The first students came from these founding denominations: the Evangelical Church of North America, Northwest Yearly Meeting of Friends, the Free Methodists, the Nazarenes, and the Church of God (Anderson, Indiana). Today, more than 35 denominations are represented in the student body.

==Academics==
Portland Seminary offers online programs that include annual hybrid intensives:

In addition to the Master of Divinity, the foundational degree for pastoral ministry, Portland Seminary also offers an MA in Ministry, an MA in Theological Studies, and an MA in Spiritual Formation. The MA in Theological Studies, with emphases in Bible or Christian History and Theology, continues to serve those called to teaching or eventual doctoral study. The Doctor of Ministry degree, for experienced pastors who hold the MDiv or an accredited master’s degree in a ministry-related field, is a cohort-style online program with two tracks: Leadership and Spiritual Formation; and Faith & Cultural Engagement. The Doctor of Leadership in Global Perspectives is a cohort-based professional doctorate that equips experienced leaders to practice theologically informed leadership.

=== Accreditation ===
The MDiv, MA in Ministry, MA in Spiritual Formation, MA in Theological Studies, Doctor of Ministry (DMin) and Doctor of Leadership (DLd) degrees are approved by the Commission on Accrediting of the Association of Theological Schools in the United States and Canada.

The Northwest Commission on Colleges and Universities also certifies the seminary's programs. This dual accreditation is maintained now through George Fox University and assures students of the highest academic and professional standards.

Degrees
- Doctor of Ministry Programs:
  - Leadership and Spiritual Formation with Kurtley Knight and Jeney Park-Hearn
  - Faith & Cultural Engagement with Leah Payne
- Doctor of Leadership Programs:
  - Leadership and Global Perspectives with Jason Swan Clark
- Master of Divinity
- Master of Arts in Theological Studies
- Master of Arts in Ministry
- Master of Arts in Spiritual Formation

Certificates
- Certification for Spiritual Directors
- Certificate in Community Initiatives

=== Awards and grants ===
Portland Seminary has received several significant grants in recent years.

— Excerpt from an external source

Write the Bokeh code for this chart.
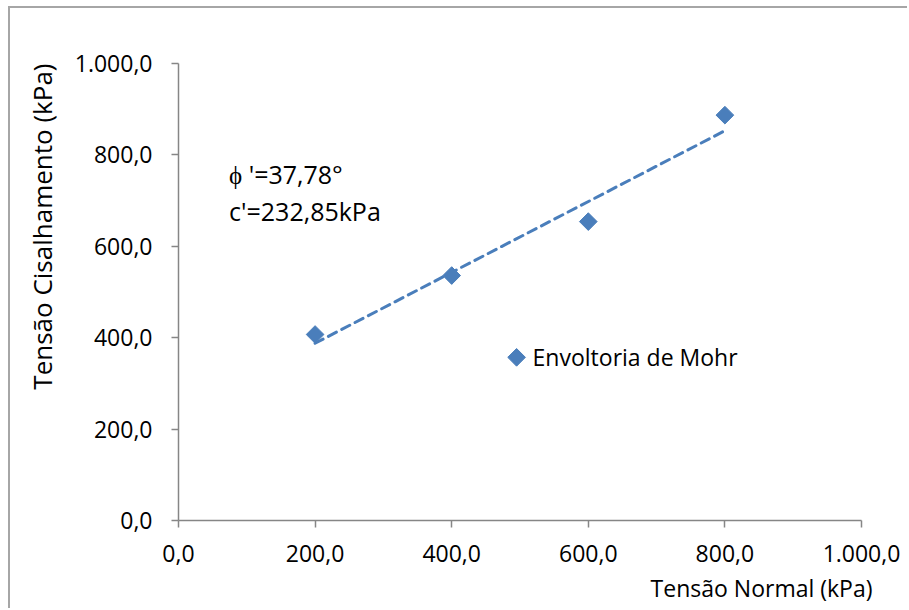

In 2019, the Lilly Endowment Inc. awarded a $1 million grant to the seminary’s Institute for Pastoral and Congregational Thriving (now called the Center for Thriving).The grant supported efforts to strengthen clergy leadership and help congregations better understand and respond to shifting social and cultural contexts while cultivating clarity of mission and deepening Christian practices.

In 2023, the Lilly Endowment Inc. awarded George Fox University a $1.25 million grant to support initiatives at Portland Seminary designed to help Christian women preachers strengthen their capacity to proclaim the gospel with clarity, confidence, and effectiveness.

Portland Seminary also offers several financial assistance scholarships for its degree-seeking students. These include: the Brose Scholarship; the Julius Clifton Bruner Scholarship Fund for graduate theological education, established by Iris J. Bruner in memory of her late husband; the Clapp Scholarship for M.Div. students; the Delamarter Scholarship, awarded to a Free Methodist student interested in Evangelism; the Farmer Family Scholarship; and the Ministry to Underserved Populations Scholarship, awarded to students who work in Oregon or South West Washington, serving unique underserved people groups. Among its other scholarships, the Seminary also offers the Hawks Ministerial Scholarship, the Ketterling-Schlenker Scholarship, the Clara and Harlan Macy Memorial Scholarship, the Chuan Cheng Morrisey Missions Memorial Scholarship Fund for students preparing for cross-cultural ministry, and the Richard Parker Scholarship, established by Jeannette Parker in memory of her husband.

Among its student prizes, Portland Seminary awards annual prizes for Excellence in Writing and Excellence in Preaching in honor of the American theologian and writer Frederick Buechner.